Two weeks ago I got the kind of phone call a journalist loves to make and an activist hates to take. It was a journo from The Australian Financial Review (AFR) – my old alma mater – and he began the conversation by saying, “I’ve received a document that I need to get authenticated, can you help me with that?”
It very quickly became apparent that he had been given a version of a funding document we had been working on with a bunch of other people entitled, “Stopping the Australian Coal Export Boom.” It had appeared in his letter box in an unmarked envelope earlier that day. Helpfully someone had also included a power point presentation with the document – kind of an educational aid lest the document needed clarification.
We were briefly blind-sided by the document dump. The mining industry certainly wasn’t. Like a professional little choir, the industry spokesmen and Minister for Energy, Martin Ferguson, all sang from the same song sheet as the AFR and The Australian newspaper recorded their utterances.
Other media outlets had no such luck. When journalists from other media outlets tried to contact mining industry spokes people and Minister Ferguson that same day none of them were available, not one.

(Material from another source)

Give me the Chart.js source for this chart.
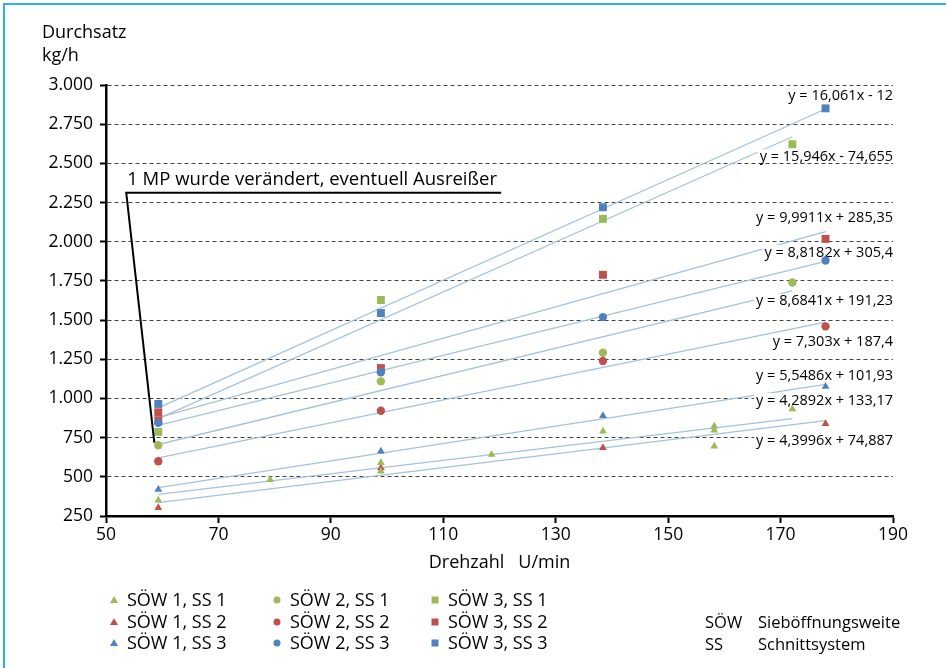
<!DOCTYPE html>
<html>
<head>
<meta charset="utf-8">
<script src="https://cdn.jsdelivr.net/npm/chart.js@4.4.1/dist/chart.umd.min.js"></script>
<style>
  body { margin: 0; background: #fff; }
  #frame { position: absolute; left: 3px; top: 3px; width: 950px; height: 680px;
           border-top: 2px solid #2ab3e6; border-left: 2px solid #2ab3e6; }
  #chart { position: absolute; left: 0; top: 0; }
</style>
</head>
<body>
<div id="frame"></div>
<canvas id="chart" width="946" height="668"></canvas>
<script>
// measured points (Drehzahl U/min -> Durchsatz kg/h)
const sow1ss1X = [59.3, 79.2, 98.9, 98.9, 118.6, 138.4, 158.2, 158.2, 158.2, 172.1];
const sow1ss1Y = [350, 482, 589, 536, 642, 790, 822, 797, 695, 933];
const sow1ss2X = [59.3, 98.9, 138.4, 178];
const sow1ss2Y = [302, 557, 685, 839];
const sow1ss3X = [59.3, 98.9, 138.4, 178];
const sow1ss3Y = [419, 663, 890, 1077];
const sow2ss1X = [59.3, 98.9, 138.4, 172.1];
const sow2ss1Y = [701, 1109, 1292, 1740];
const sow2ss2X = [59.3, 98.9, 138.4, 178];
const sow2ss2Y = [599, 922, 1239, 1460];
const sow2ss3X = [59.3, 98.9, 138.4, 178];
const sow2ss3Y = [844, 1167, 1519, 1880];
const sow3ss1X = [59.3, 98.9, 138.4, 172.1];
const sow3ss1Y = [787, 1628, 2146, 2622];
const sow3ss2X = [59.3, 59.3, 98.9, 138.4, 178];
const sow3ss2Y = [912, 861, 1194, 1789, 2018];
const sow3ss3X = [59.3, 98.9, 138.4, 178];
const sow3ss3Y = [965, 1545, 2220, 2851];

const seriesNames = ["SÖW 1, SS 1", "SÖW 1, SS 2", "SÖW 1, SS 3",
                     "SÖW 2, SS 1", "SÖW 2, SS 2", "SÖW 2, SS 3",
                     "SÖW 3, SS 1", "SÖW 3, SS 2", "SÖW 3, SS 3"];

// linear trendlines as printed in the chart
const trendSlopes = [4.2892, 4.3996, 5.5486, 8.6841, 7.303, 8.8182, 15.946, 9.9911, 16.061];
const trendIntercepts = [133.17, 74.887, 101.93, 191.23, 187.4, 305.4, -74.655, 285.35, -12];
const trendLabels = ["y = 4,2892x + 133,17", "y = 4,3996x + 74,887", "y = 5,5486x + 101,93",
                     "y = 8,6841x + 191,23", "y = 7,303x + 187,4", "y = 8,8182x + 305,4",
                     "y = 15,946x - 74,655", "y = 9,9911x + 285,35", "y = 16,061x - 12"];

const xTicksMin = 50, xTicksMax = 190, xStep = 20;
const yTicksMin = 250, yTicksMax = 3000, yStep = 250;

// where the equation labels sit (data units, right aligned)
const labelPosX = 190.0;
const labelPosY = [993, 733, 1152, 1626, 1365, 1938, 2548, 2159, 2936];

const FONT = "'Open Sans', sans-serif";
const GREEN = "#9bbb59", RED = "#c0504d", BLUE = "#4f81bd";
const TREND = "#a4c2dd";

const allX = [sow1ss1X, sow1ss2X, sow1ss3X, sow2ss1X, sow2ss2X, sow2ss3X, sow3ss1X, sow3ss2X, sow3ss3X];
const allY = [sow1ss1Y, sow1ss2Y, sow1ss3Y, sow2ss1Y, sow2ss2Y, sow2ss3Y, sow3ss1Y, sow3ss2Y, sow3ss3Y];
const colors = [GREEN, RED, BLUE, GREEN, RED, BLUE, GREEN, RED, BLUE];
const styles = ["triangle", "triangle", "triangle", "circle", "circle", "circle", "rect", "rect", "rect"];
const radii = { triangle: 4.5, circle: 4.2, rect: 5.6 };

const datasets = [];
seriesNames.forEach((name, i) => {
  datasets.push({
    label: name,
    data: allX[i].map((x, j) => ({ x: x, y: allY[i][j] })),
    pointStyle: styles[i],
    pointRadius: radii[styles[i]],
    pointBackgroundColor: colors[i],
    pointBorderWidth: 0,
    showLine: false,
    order: 0
  });
});
seriesNames.forEach((name, i) => {
  const x0 = Math.min(...allX[i]), x1 = Math.max(...allX[i]);
  datasets.push({
    label: "trend " + name,
    data: [x0, x1].map(x => ({ x: x, y: trendSlopes[i] * x + trendIntercepts[i] })),
    showLine: true,
    borderColor: TREND,
    borderWidth: 1.3,
    pointRadius: 0,
    order: 1,
    isTrend: true
  });
});

const fmtDE = v => v >= 1000 ? Math.floor(v / 1000) + "." + String(v % 1000).padStart(3, "0") : String(v);

let labelsDone = false;
const drawEquations = chart => {
  const { ctx, scales: { x, y } } = chart;
  ctx.save();
  ctx.font = "14.5px " + FONT;
  ctx.textAlign = "right";
  ctx.textBaseline = "middle";
  trendLabels.forEach((t, i) => {
    const px = x.getPixelForValue(labelPosX);
    const py = y.getPixelForValue(labelPosY[i]);
    const w = ctx.measureText(t).width;
    ctx.fillStyle = "#fff";
    ctx.fillRect(px - w - 2, py - 6.5, w + 4, 13);
    ctx.fillStyle = "#000";
    ctx.fillText(t, px, py + 1);
  });
  ctx.restore();
};

const drawMarker = (ctx, style, color, cx, cy, r) => {
  ctx.fillStyle = color;
  ctx.beginPath();
  if (style === "circle") {
    ctx.arc(cx, cy, r, 0, Math.PI * 2);
  } else if (style === "rect") {
    ctx.rect(cx - r, cy - r, 2 * r, 2 * r);
  } else {
    ctx.moveTo(cx, cy - r);
    ctx.lineTo(cx + r, cy + r * 0.75);
    ctx.lineTo(cx - r, cy + r * 0.75);
    ctx.closePath();
  }
  ctx.fill();
};

const extras = {
  id: "extras",
  beforeDatasetsDraw() { labelsDone = false; },
  beforeDatasetDraw(chart, args) {
    // equation boxes go over the trendlines but under the markers
    if (!labelsDone && !chart.data.datasets[args.index].isTrend) {
      drawEquations(chart);
      labelsDone = true;
    }
  },
  afterDraw(chart) {
    const { ctx, scales: { x, y } } = chart;
    ctx.save();
    ctx.fillStyle = "#000";
    ctx.textBaseline = "middle";
    ctx.textAlign = "left";

    // axis title top left
    ctx.font = "18px " + FONT;
    ctx.fillText("Durchsatz", 42, 33);
    ctx.fillText("kg/h", 42, 56);

    // callout
    const cx = x.getPixelForValue(53.6), cy = y.getPixelForValue(2312);
    ctx.strokeStyle = "#000";
    ctx.lineWidth = 2;
    ctx.beginPath();
    ctx.moveTo(x.getPixelForValue(120.3), cy);
    ctx.lineTo(cx, cy);
    ctx.lineTo(x.getPixelForValue(58.6), y.getPixelForValue(718));
    ctx.stroke();
    ctx.font = "18.5px " + FONT;
    ctx.fillText("1 MP wurde verändert, eventuell Ausreißer", cx + 1, cy - 13);

    // legend, three columns
    const colX = [114, 277, 435], rowY = [600, 622, 643];
    ctx.font = "18px " + FONT;
    seriesNames.forEach((name, i) => {
      const c = Math.floor(i / 3), r = i % 3;
      const s = styles[i];
      drawMarker(ctx, s, colors[i], colX[c], rowY[r], s === "circle" ? 3.5 : (s === "rect" ? 3.5 : 4));
      ctx.fillStyle = "#000";
      ctx.fillText(name, colX[c] + 13, rowY[r] + 1);
    });

    ctx.font = "16.5px " + FONT;
    ctx.fillText("SÖW", 705, 623);
    ctx.fillText("Sieböffnungsweite", 758, 623);
    ctx.fillText("SS", 705, 645);
    ctx.fillText("Schnittsystem", 758, 645);
    ctx.restore();
  }
};

new Chart(document.getElementById("chart"), {
  type: "scatter",
  data: { datasets: datasets },
  options: {
    responsive: false,
    animation: false,
    devicePixelRatio: 1,
    layout: { padding: { left: 0, right: 53, top: 85, bottom: 92 } },
    plugins: { legend: { display: false }, tooltip: { enabled: false } },
    scales: {
      x: {
        type: "linear",
        min: xTicksMin, max: xTicksMax,
        ticks: { stepSize: xStep, color: "#000", font: { family: FONT, size: 17.5 }, padding: 2 },
        grid: { drawOnChartArea: false, drawTicks: true, tickLength: 7, tickColor: "#000", tickWidth: 2 },
        border: { color: "#000", width: 2.5 },
        title: { display: true, text: "Drehzahl   U/min", color: "#000", font: { family: FONT, size: 18 }, padding: { top: 0, bottom: 2 } },
        afterFit: s => { s.height = 60; }
      },
      y: {
        min: yTicksMin, max: yTicksMax,
        ticks: { stepSize: yStep, color: "#000", font: { family: FONT, size: 17.5 }, padding: 7, callback: fmtDE },
        grid: { color: "#444", lineWidth: 1, tickLength: 6, tickColor: "#000", tickWidth: 2, tickBorderDash: [] },
        border: { color: "#000", width: 2.5, dash: [4, 3] },
        afterFit: s => { s.width = 106; }
      }
    }
  },
  plugins: [extras]
});
</script>
</body>
</html>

The mining industry clearly thought they had a gotcha moment. Next day the front pages of both national newspapers carried their anger and outrage. They were scandalised that anyone or any group would try to check their enormous ambitions and challenge their right to do whatever they wanted with Australia’s resources, the Great Barrier Reef and the communities that lay right in the path of their expansion plans.
Reading those newspapers the next day two lines of poetry kept running through my head. They were from William Yeats poem, The Second Coming: “…The best lack all conviction, while the worst are full of passionate intensity.”
The passionate intensity was blistering, but the extraordinary aspect of this saga was slowly revealed over the following 48 hours. Far from lacking all conviction, the best and bravest people began calling Greenpeace to offer support of all kinds.
Lawyers offered their help, long-term supporters rang to ask what they could do, people who had never had anything to do with Greenpeace contacted us to offer their support and our friends across the environment movement went on the record to stand in solidarity with us. One fabulous bloke who had been a farmer all his life – and was about to lose his beloved place because coal seam gas had been found on it – asked us to let him know what he could do and he would do it with pride.
As an activist a lot of my thinking time is spent trying to deal with the passionate intensity of those in power. An intensity that comes from the fear of losing something they have and are afraid of losing or not getting something they want.
But the last couple of weeks have put to rest my worst fear and that is the fear that the best really do lack all conviction. For today, for Australia, it is the best that are driven by a passionate intensity – an intensity to care for and protect their families and country and the courage to stand up against truly mighty forces in the mining industry and their friends in government and say, no, beyond this point you will not pass. And I am very glad about that.